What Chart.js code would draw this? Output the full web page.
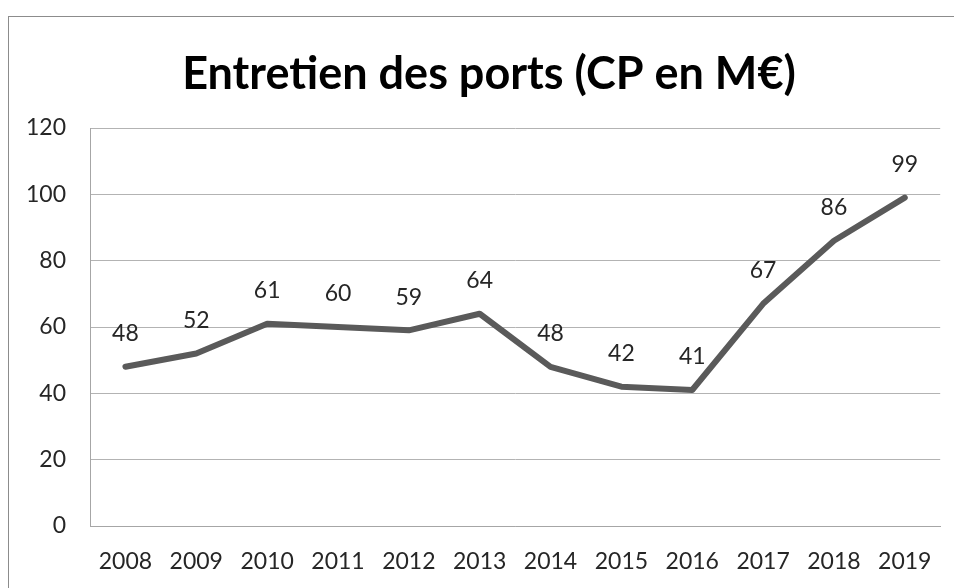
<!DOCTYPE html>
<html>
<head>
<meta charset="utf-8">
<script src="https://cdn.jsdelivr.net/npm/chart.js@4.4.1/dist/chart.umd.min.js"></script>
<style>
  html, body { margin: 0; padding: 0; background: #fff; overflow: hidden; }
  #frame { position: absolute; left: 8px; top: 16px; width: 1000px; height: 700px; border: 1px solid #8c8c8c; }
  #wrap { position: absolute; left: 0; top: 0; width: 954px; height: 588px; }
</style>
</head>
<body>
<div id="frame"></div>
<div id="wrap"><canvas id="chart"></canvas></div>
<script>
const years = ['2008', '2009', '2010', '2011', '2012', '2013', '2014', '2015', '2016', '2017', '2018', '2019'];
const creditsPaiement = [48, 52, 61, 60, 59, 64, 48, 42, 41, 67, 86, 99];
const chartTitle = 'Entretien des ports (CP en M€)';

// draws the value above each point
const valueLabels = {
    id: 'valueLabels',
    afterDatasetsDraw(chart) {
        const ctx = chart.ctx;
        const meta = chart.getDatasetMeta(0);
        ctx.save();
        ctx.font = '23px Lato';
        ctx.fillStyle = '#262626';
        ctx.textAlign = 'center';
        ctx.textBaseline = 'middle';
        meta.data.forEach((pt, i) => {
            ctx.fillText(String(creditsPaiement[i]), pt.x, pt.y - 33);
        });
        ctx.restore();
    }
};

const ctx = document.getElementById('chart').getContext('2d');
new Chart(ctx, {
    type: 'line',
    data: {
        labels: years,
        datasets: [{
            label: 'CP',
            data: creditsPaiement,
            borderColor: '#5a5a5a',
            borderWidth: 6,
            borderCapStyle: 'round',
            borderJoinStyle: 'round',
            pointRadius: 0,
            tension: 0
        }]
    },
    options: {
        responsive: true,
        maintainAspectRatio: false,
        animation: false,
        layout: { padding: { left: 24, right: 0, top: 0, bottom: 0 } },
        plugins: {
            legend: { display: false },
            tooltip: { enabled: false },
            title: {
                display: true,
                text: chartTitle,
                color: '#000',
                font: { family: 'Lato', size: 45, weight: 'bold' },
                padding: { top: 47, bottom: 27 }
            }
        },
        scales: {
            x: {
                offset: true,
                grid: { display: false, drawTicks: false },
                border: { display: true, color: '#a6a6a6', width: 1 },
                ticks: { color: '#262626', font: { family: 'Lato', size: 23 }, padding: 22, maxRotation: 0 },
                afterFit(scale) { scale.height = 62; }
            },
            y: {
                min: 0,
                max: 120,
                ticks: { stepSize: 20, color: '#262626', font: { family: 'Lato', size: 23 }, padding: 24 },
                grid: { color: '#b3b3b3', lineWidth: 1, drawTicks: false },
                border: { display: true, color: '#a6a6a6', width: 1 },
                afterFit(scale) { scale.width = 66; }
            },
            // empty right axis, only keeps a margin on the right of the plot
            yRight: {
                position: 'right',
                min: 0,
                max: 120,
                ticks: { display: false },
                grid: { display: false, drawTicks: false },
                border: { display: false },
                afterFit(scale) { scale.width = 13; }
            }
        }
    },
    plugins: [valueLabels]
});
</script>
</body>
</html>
--------------------------------------------------
### Goal:
Copy the data word for word. Pictures do not go in the copy.

### Correct result:
What Chart.js code would draw this? Output the full web page.
<!DOCTYPE html>
<html>
<head>
<meta charset="utf-8">
<script src="https://cdn.jsdelivr.net/npm/chart.js@4.4.1/dist/chart.umd.min.js"></script>
<style>
  html, body { margin: 0; padding: 0; background: #fff; overflow: hidden; }
  #frame { position: absolute; left: 8px; top: 16px; width: 1000px; height: 700px; border: 1px solid #8c8c8c; }
  #wrap { position: absolute; left: 0; top: 0; width: 954px; height: 588px; }
</style>
</head>
<body>
<div id="frame"></div>
<div id="wrap"><canvas id="chart"></canvas></div>
<script>
const years = ['2008', '2009', '2010', '2011', '2012', '2013', '2014', '2015', '2016', '2017', '2018', '2019'];
const creditsPaiement = [48, 52, 61, 60, 59, 64, 48, 42, 41, 67, 86, 99];
const chartTitle = 'Entretien des ports (CP en M€)';

// draws the value above each point
const valueLabels = {
    id: 'valueLabels',
    afterDatasetsDraw(chart) {
        const ctx = chart.ctx;
        const meta = chart.getDatasetMeta(0);
        ctx.save();
        ctx.font = '23px Lato';
        ctx.fillStyle = '#262626';
        ctx.textAlign = 'center';
        ctx.textBaseline = 'middle';
        meta.data.forEach((pt, i) => {
            ctx.fillText(String(creditsPaiement[i]), pt.x, pt.y - 33);
        });
        ctx.restore();
    }
};

const ctx = document.getElementById('chart').getContext('2d');
new Chart(ctx, {
    type: 'line',
    data: {
        labels: years,
        datasets: [{
            label: 'CP',
            data: creditsPaiement,
            borderColor: '#5a5a5a',
            borderWidth: 6,
            borderCapStyle: 'round',
            borderJoinStyle: 'round',
            pointRadius: 0,
            tension: 0
        }]
    },
    options: {
        responsive: true,
        maintainAspectRatio: false,
        animation: false,
        layout: { padding: { left: 24, right: 0, top: 0, bottom: 0 } },
        plugins: {
            legend: { display: false },
            tooltip: { enabled: false },
            title: {
                display: true,
                text: chartTitle,
                color: '#000',
                font: { family: 'Lato', size: 45, weight: 'bold' },
                padding: { top: 47, bottom: 27 }
            }
        },
        scales: {
            x: {
                offset: true,
                grid: { display: false, drawTicks: false },
                border: { display: true, color: '#a6a6a6', width: 1 },
                ticks: { color: '#262626', font: { family: 'Lato', size: 23 }, padding: 22, maxRotation: 0 },
                afterFit(scale) { scale.height = 62; }
            },
            y: {
                min: 0,
                max: 120,
                ticks: { stepSize: 20, color: '#262626', font: { family: 'Lato', size: 23 }, padding: 24 },
                grid: { color: '#b3b3b3', lineWidth: 1, drawTicks: false },
                border: { display: true, color: '#a6a6a6', width: 1 },
                afterFit(scale) { scale.width = 66; }
            },
            // empty right axis, only keeps a margin on the right of the plot
            yRight: {
                position: 'right',
                min: 0,
                max: 120,
                ticks: { display: false },
                grid: { display: false, drawTicks: false },
                border: { display: false },
                afterFit(scale) { scale.width = 13; }
            }
        }
    },
    plugins: [valueLabels]
});
</script>
</body>
</html>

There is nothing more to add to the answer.